Providing a manmade option to granite, marble and other stone is a decades-old challenge that manufacturers met with mixed, and often disappointing results. Cast-resin products rarely met natural color schemes, with colorants often fading through the years. Solid-surface and quartz producers also tried to produce stone-like materials, although the results tended to resemble oddly tinted oatmeal or shrapnel from an explosion at a Melmac factory.
Quartz surfaces, in particular, continue to evolve with recent and better-looking representations of granite and marble. Manufacturers often note these interpret – though stone dealers will say mimic – natural materials and provide some care advantages, but the quartz versions often end up costing more than the real McCoy.
Several major laminate companies, though, are expanding product lines that seem to lick nearly all the problems with cost, installation and looks. Instead of interpretation, why not go for photo-realism?
Improved digital processing and production offer high-resolution, picture-perfect copies of granite, marble, sandstone, soapstone and other stone varieties, printed and sealed-on laminate sheets. Some deft use of shading and tones, along with the transparent top layers of the material, offer the illusion of depth and some reflective qualities, taking the visual effect beyond a standard matte or glossy print.
The results look good enough to match the real thing, with some laminate manufacturers labeling some colors with the same names as the corresponding stone varieties. (It’s almost unheard of for anyone to trademark the name of any particular stone, so there aren’t copyright problems.) There’s also a lot less fuss in installation; unlike those bulky, heavy slabs, the photo versions come in standard Grade 12 (.039 in.) thickness and the same sheeting weights as other types of laminate coverings.
The stone-look materials also offer the same performance as other laminates, such as stain-resistance and minimal cleaning care. There’s also a definite price advantage; while resellers set market prices for the material, one of the manufacturers offers an estimate of $25 to $28 sq. ft installed.
Installation can be tricky because of its visual appeal; unlike the constant tones of other laminates, the photo-stone versions show veining, striation and other visual qualities of a natural product – and changes in those patterns can become painfully apparent at seams. In fact, there’s often a qualifier from manufacturers that seams with these types of laminates will show.
Of course, the same problem that occurs when using natural stone itself. And it’s where the craft and experience of a seasoned fabricator comes to the fore in coordinating edges when cutting and installing stone. Laminate users, meanwhile, can perform some sleight-of-seam; the patterns on sheets (available in widths up to 5 ft.) repeat every 4 to 5 lin. ft., allowing for some matching-up.

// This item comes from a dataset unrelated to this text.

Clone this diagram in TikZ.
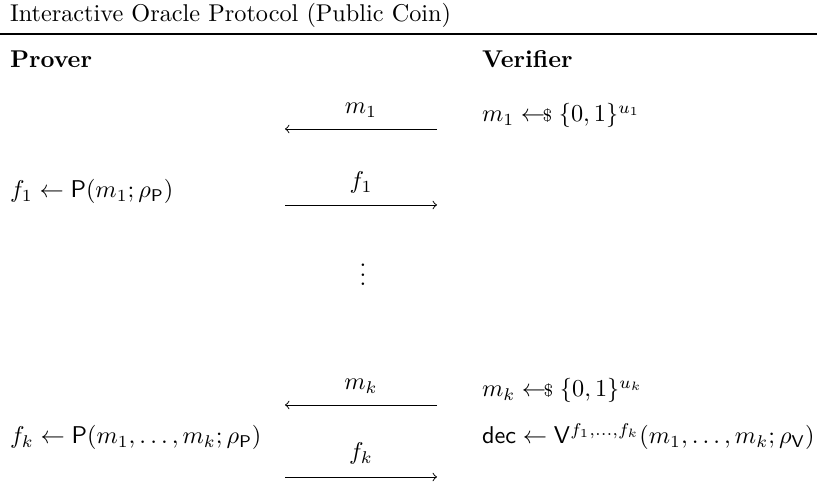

Squared-off corners are the norm with laminates, but not with natural-stone installations. Manufacturers recently addressed this with ready-made trip with more-traditional edge styles like pencil-rounds and half/full bullnoses. None are in the artistic realm of a cove dupont or triple waterfall, but it’s better than going with the flat-and-true.
For everything that be done for appearances, however, stone-labeled laminates aren’t going to offer comparable performance to natural stone. Like other laminates (and unlike, say, granites), the stone-look sheets can be burned by hot pots and suffer burn-in from countertops appliances such as toaster ovens and coffee machines. Cutting directly on the laminate countertop (as with solid surface) is a no-no. And sanding out light scratches – a possibility with many single-color laminates – will likely permanently mar a printed laminate surface.
Stone-look laminates can also be a tougher sell than natural stone and a harder value-added proposition. Sure, it’s much-less-expensive and easier to handle than stone slabs – but it’s also readily available in the DIY market through big-box hardware stores and other outlets, which limits materials markups. Weekend warriors don’t need diamond-tipped tools and several strong backs to work with the laminate sheets, so it’s also hard to sell specialized labor costs.
The new lines of laminates offer the look of granite, marble and other stone in a price range nearly every customer can afford. However, it also begs the question of image vs. reality. There’s a marked difference between a picture of a glass of cold beer and a frosty glass of cold draught beer. Laminates are alternative surfaces, but the satisfaction lies solely with customer perception.